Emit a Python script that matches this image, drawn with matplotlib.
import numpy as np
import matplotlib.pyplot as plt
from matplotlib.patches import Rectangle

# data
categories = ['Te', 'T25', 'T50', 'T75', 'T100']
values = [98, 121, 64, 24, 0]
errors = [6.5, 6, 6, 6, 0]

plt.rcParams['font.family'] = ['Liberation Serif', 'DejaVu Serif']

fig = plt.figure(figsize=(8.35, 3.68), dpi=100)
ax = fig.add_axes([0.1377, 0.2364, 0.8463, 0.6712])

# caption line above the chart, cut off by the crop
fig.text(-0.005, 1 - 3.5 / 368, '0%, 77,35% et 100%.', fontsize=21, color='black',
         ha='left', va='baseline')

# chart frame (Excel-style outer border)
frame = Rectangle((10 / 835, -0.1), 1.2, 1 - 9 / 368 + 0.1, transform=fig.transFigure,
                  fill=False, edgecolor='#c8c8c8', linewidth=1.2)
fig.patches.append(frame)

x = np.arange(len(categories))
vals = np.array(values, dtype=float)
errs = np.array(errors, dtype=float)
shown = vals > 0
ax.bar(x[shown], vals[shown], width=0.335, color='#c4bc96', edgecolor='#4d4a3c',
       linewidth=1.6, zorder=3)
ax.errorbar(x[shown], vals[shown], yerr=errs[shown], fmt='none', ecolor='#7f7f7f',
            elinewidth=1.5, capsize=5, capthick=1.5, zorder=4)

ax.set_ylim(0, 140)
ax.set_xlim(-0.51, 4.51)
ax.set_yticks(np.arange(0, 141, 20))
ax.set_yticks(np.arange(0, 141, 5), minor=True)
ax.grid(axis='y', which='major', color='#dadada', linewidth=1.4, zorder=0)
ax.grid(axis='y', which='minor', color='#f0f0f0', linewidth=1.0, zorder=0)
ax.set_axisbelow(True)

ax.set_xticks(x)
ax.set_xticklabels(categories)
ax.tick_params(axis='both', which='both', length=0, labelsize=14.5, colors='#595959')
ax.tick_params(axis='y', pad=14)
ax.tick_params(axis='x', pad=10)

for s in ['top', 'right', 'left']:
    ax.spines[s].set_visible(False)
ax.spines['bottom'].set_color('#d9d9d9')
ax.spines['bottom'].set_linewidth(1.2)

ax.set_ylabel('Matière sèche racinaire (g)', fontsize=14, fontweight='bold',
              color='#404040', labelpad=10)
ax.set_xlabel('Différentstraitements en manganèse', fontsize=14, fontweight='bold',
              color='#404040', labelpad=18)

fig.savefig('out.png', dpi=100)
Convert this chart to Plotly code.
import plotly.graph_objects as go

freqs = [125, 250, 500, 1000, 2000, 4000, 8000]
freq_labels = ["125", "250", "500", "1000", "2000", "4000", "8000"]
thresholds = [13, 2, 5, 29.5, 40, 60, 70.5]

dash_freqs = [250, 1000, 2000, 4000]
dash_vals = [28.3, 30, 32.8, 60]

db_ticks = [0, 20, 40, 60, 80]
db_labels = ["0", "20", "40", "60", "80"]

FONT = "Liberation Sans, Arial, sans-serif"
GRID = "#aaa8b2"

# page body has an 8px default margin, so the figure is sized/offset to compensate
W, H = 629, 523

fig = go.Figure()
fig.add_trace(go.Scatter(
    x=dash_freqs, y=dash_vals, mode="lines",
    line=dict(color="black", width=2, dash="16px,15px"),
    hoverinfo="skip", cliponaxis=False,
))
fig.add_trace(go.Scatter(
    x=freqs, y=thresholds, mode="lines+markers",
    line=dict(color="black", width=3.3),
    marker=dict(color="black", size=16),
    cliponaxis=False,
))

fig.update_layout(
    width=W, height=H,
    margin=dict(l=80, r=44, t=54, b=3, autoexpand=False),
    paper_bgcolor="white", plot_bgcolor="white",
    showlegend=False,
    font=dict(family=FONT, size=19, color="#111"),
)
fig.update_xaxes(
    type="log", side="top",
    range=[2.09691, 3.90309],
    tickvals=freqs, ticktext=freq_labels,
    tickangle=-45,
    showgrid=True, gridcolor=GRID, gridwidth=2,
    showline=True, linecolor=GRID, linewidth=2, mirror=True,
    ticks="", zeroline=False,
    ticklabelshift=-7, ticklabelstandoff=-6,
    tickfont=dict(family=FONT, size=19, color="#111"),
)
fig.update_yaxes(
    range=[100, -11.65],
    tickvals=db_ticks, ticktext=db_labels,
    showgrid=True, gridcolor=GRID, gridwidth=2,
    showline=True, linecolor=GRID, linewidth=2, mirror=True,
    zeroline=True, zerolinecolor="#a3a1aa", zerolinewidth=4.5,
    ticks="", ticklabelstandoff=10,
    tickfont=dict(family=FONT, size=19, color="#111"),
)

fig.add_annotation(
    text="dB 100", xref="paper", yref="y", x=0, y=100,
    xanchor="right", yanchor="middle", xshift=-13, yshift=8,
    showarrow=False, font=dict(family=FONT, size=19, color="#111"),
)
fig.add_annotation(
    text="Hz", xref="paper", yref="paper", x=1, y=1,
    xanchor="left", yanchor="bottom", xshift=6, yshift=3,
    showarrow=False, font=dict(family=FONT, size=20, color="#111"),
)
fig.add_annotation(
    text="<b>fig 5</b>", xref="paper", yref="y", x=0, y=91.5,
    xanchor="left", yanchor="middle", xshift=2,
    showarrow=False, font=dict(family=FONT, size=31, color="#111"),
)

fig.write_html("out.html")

● **What the task asks**
Extract every record and return it verbatim.

● **Answer in full**
Emit a Python script that matches this image, drawn with matplotlib.
import numpy as np
import matplotlib.pyplot as plt
from matplotlib.patches import Rectangle

# data
categories = ['Te', 'T25', 'T50', 'T75', 'T100']
values = [98, 121, 64, 24, 0]
errors = [6.5, 6, 6, 6, 0]

plt.rcParams['font.family'] = ['Liberation Serif', 'DejaVu Serif']

fig = plt.figure(figsize=(8.35, 3.68), dpi=100)
ax = fig.add_axes([0.1377, 0.2364, 0.8463, 0.6712])

# caption line above the chart, cut off by the crop
fig.text(-0.005, 1 - 3.5 / 368, '0%, 77,35% et 100%.', fontsize=21, color='black',
         ha='left', va='baseline')

# chart frame (Excel-style outer border)
frame = Rectangle((10 / 835, -0.1), 1.2, 1 - 9 / 368 + 0.1, transform=fig.transFigure,
                  fill=False, edgecolor='#c8c8c8', linewidth=1.2)
fig.patches.append(frame)

x = np.arange(len(categories))
vals = np.array(values, dtype=float)
errs = np.array(errors, dtype=float)
shown = vals > 0
ax.bar(x[shown], vals[shown], width=0.335, color='#c4bc96', edgecolor='#4d4a3c',
       linewidth=1.6, zorder=3)
ax.errorbar(x[shown], vals[shown], yerr=errs[shown], fmt='none', ecolor='#7f7f7f',
            elinewidth=1.5, capsize=5, capthick=1.5, zorder=4)

ax.set_ylim(0, 140)
ax.set_xlim(-0.51, 4.51)
ax.set_yticks(np.arange(0, 141, 20))
ax.set_yticks(np.arange(0, 141, 5), minor=True)
ax.grid(axis='y', which='major', color='#dadada', linewidth=1.4, zorder=0)
ax.grid(axis='y', which='minor', color='#f0f0f0', linewidth=1.0, zorder=0)
ax.set_axisbelow(True)

ax.set_xticks(x)
ax.set_xticklabels(categories)
ax.tick_params(axis='both', which='both', length=0, labelsize=14.5, colors='#595959')
ax.tick_params(axis='y', pad=14)
ax.tick_params(axis='x', pad=10)

for s in ['top', 'right', 'left']:
    ax.spines[s].set_visible(False)
ax.spines['bottom'].set_color('#d9d9d9')
ax.spines['bottom'].set_linewidth(1.2)

ax.set_ylabel('Matière sèche racinaire (g)', fontsize=14, fontweight='bold',
              color='#404040', labelpad=10)
ax.set_xlabel('Différentstraitements en manganèse', fontsize=14, fontweight='bold',
              color='#404040', labelpad=18)

fig.savefig('out.png', dpi=100)
Convert this chart to Plotly code.
import plotly.graph_objects as go

freqs = [125, 250, 500, 1000, 2000, 4000, 8000]
freq_labels = ["125", "250", "500", "1000", "2000", "4000", "8000"]
thresholds = [13, 2, 5, 29.5, 40, 60, 70.5]

dash_freqs = [250, 1000, 2000, 4000]
dash_vals = [28.3, 30, 32.8, 60]

db_ticks = [0, 20, 40, 60, 80]
db_labels = ["0", "20", "40", "60", "80"]

FONT = "Liberation Sans, Arial, sans-serif"
GRID = "#aaa8b2"

# page body has an 8px default margin, so the figure is sized/offset to compensate
W, H = 629, 523

fig = go.Figure()
fig.add_trace(go.Scatter(
    x=dash_freqs, y=dash_vals, mode="lines",
    line=dict(color="black", width=2, dash="16px,15px"),
    hoverinfo="skip", cliponaxis=False,
))
fig.add_trace(go.Scatter(
    x=freqs, y=thresholds, mode="lines+markers",
    line=dict(color="black", width=3.3),
    marker=dict(color="black", size=16),
    cliponaxis=False,
))

fig.update_layout(
    width=W, height=H,
    margin=dict(l=80, r=44, t=54, b=3, autoexpand=False),
    paper_bgcolor="white", plot_bgcolor="white",
    showlegend=False,
    font=dict(family=FONT, size=19, color="#111"),
)
fig.update_xaxes(
    type="log", side="top",
    range=[2.09691, 3.90309],
    tickvals=freqs, ticktext=freq_labels,
    tickangle=-45,
    showgrid=True, gridcolor=GRID, gridwidth=2,
    showline=True, linecolor=GRID, linewidth=2, mirror=True,
    ticks="", zeroline=False,
    ticklabelshift=-7, ticklabelstandoff=-6,
    tickfont=dict(family=FONT, size=19, color="#111"),
)
fig.update_yaxes(
    range=[100, -11.65],
    tickvals=db_ticks, ticktext=db_labels,
    showgrid=True, gridcolor=GRID, gridwidth=2,
    showline=True, linecolor=GRID, linewidth=2, mirror=True,
    zeroline=True, zerolinecolor="#a3a1aa", zerolinewidth=4.5,
    ticks="", ticklabelstandoff=10,
    tickfont=dict(family=FONT, size=19, color="#111"),
)

fig.add_annotation(
    text="dB 100", xref="paper", yref="y", x=0, y=100,
    xanchor="right", yanchor="middle", xshift=-13, yshift=8,
    showarrow=False, font=dict(family=FONT, size=19, color="#111"),
)
fig.add_annotation(
    text="Hz", xref="paper", yref="paper", x=1, y=1,
    xanchor="left", yanchor="bottom", xshift=6, yshift=3,
    showarrow=False, font=dict(family=FONT, size=20, color="#111"),
)
fig.add_annotation(
    text="<b>fig 5</b>", xref="paper", yref="y", x=0, y=91.5,
    xanchor="left", yanchor="middle", xshift=2,
    showarrow=False, font=dict(family=FONT, size=31, color="#111"),
)

fig.write_html("out.html")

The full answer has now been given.